Das österreichische NIS-Gesetz wurde nicht zeitgerecht umgesetzt, da gibt es politisch gerade andere Prioritäten. Zwei Drittel der Unternehmen sind noch nicht vorbereitet auf NIS 2. Für uns sind die Inhalte der Richtlinie, bei der es um Resilienz geht, nichts Neues. Wir beraten Unternehmen seit Jahren bei Risikoanalyse, Cyberhygiene, Vergabe von Zugriffsrechten, Health Checks.
Wie schwer fällt es Unternehmen, all diese Dinge durchzuführen?
Das ist eine Frage der Priorität. Organisatorisch ist es definitiv eine Herausforderung. Unternehmen müssen Prozesse definieren und Mitarbeiter schulen. Ich kann noch so viele technische Vorkehrungen treffen und Geld investieren, wenn dann jemand gedankenlos auf einen Link klickt. Das andere Problem sind Fachkräfte.
Gehen zu wenige davon aus den heimischen Hochschulen hervor?

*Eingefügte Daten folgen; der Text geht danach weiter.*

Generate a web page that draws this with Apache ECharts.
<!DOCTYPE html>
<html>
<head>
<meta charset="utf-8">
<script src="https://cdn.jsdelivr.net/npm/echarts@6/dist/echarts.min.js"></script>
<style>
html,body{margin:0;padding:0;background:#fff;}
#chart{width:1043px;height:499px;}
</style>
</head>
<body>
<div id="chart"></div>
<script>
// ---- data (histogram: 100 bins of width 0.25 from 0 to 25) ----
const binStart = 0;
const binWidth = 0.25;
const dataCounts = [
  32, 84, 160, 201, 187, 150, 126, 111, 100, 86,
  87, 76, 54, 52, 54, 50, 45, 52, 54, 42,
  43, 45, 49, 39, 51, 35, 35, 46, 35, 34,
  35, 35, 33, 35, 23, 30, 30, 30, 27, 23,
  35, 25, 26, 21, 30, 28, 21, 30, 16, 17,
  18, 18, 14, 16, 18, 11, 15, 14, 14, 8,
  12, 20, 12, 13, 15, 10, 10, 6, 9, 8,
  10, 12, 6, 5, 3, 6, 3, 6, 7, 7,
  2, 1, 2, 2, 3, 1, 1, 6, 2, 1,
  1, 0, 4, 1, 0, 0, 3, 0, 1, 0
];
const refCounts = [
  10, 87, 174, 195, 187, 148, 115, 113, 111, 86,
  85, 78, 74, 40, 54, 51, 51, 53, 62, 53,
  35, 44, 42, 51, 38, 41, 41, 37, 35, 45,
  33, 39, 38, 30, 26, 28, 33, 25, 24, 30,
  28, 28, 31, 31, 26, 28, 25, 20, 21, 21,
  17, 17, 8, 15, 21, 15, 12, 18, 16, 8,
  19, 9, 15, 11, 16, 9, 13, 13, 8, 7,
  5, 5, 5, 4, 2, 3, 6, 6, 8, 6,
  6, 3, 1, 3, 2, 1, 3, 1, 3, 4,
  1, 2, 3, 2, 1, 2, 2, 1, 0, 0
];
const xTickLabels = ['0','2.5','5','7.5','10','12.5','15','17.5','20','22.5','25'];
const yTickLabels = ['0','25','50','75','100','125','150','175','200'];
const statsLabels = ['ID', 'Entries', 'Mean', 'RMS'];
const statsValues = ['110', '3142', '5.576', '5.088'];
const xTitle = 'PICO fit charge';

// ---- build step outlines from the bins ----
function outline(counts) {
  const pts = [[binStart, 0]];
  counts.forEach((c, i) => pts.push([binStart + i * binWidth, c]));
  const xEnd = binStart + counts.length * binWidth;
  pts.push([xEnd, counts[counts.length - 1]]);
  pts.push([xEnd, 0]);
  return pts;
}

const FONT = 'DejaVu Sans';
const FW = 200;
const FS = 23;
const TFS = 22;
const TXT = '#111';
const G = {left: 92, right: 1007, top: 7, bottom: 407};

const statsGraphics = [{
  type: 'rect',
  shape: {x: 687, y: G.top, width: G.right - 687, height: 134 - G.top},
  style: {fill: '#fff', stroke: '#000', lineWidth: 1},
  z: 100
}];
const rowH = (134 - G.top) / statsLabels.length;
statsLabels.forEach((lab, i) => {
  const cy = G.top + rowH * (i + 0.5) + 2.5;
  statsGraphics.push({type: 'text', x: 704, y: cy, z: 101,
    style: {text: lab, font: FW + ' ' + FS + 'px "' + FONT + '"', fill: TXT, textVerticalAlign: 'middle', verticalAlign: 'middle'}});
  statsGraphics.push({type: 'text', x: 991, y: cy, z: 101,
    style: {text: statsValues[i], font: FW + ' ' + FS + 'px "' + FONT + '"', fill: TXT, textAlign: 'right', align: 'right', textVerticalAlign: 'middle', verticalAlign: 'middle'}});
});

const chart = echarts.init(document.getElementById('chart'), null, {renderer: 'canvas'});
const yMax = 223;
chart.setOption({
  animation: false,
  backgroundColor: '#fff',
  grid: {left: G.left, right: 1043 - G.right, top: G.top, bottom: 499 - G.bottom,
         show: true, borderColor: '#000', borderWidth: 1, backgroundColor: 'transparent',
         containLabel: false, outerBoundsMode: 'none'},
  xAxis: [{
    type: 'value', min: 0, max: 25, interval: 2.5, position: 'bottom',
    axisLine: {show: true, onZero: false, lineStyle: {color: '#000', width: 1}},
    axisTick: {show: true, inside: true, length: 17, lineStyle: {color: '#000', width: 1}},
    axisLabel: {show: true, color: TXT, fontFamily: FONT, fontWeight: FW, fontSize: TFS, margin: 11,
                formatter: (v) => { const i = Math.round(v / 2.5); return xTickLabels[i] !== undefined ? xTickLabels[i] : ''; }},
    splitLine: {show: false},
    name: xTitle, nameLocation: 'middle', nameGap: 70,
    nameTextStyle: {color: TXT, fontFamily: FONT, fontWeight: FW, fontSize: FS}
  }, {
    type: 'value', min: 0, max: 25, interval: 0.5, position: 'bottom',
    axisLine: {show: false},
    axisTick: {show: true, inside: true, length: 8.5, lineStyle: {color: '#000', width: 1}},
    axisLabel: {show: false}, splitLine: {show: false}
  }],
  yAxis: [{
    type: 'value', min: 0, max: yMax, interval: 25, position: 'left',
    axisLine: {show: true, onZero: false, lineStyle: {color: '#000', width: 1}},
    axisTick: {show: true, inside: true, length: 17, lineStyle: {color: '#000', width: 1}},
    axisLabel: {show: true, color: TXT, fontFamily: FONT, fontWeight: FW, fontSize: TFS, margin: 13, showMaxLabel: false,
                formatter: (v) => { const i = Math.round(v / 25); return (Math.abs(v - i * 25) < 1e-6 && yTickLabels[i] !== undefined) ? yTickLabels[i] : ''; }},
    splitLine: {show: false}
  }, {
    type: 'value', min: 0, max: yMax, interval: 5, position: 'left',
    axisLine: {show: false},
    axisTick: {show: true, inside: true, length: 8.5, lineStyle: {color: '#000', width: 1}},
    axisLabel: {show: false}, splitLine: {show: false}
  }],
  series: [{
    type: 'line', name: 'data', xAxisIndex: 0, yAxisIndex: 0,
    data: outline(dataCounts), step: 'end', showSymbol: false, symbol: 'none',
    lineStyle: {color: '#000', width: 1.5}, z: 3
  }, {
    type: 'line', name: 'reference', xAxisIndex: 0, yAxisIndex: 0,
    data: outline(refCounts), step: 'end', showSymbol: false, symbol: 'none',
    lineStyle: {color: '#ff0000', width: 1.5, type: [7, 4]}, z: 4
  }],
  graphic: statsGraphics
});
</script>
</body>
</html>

Es gibt ja top ausgebildete IT-Fachkräfte in Österreich, das Problem ist nur, dass jeder IT-Abteilungen ausbauen will. Jedes Unternehmen ist inzwischen ein Software-Unternehmen, egal in welcher Branche. Wenn die IT nicht funktioniert, wird das Unternehmen in Zukunft nicht mehr geschäftsfähig sein. Egal, ob es sich um das Kassensystem einer Bäckerei handelt, oder um einen Onlineshop, wird sind von IT abhängig geworden. IT-Spezialisten werden von allen gesucht.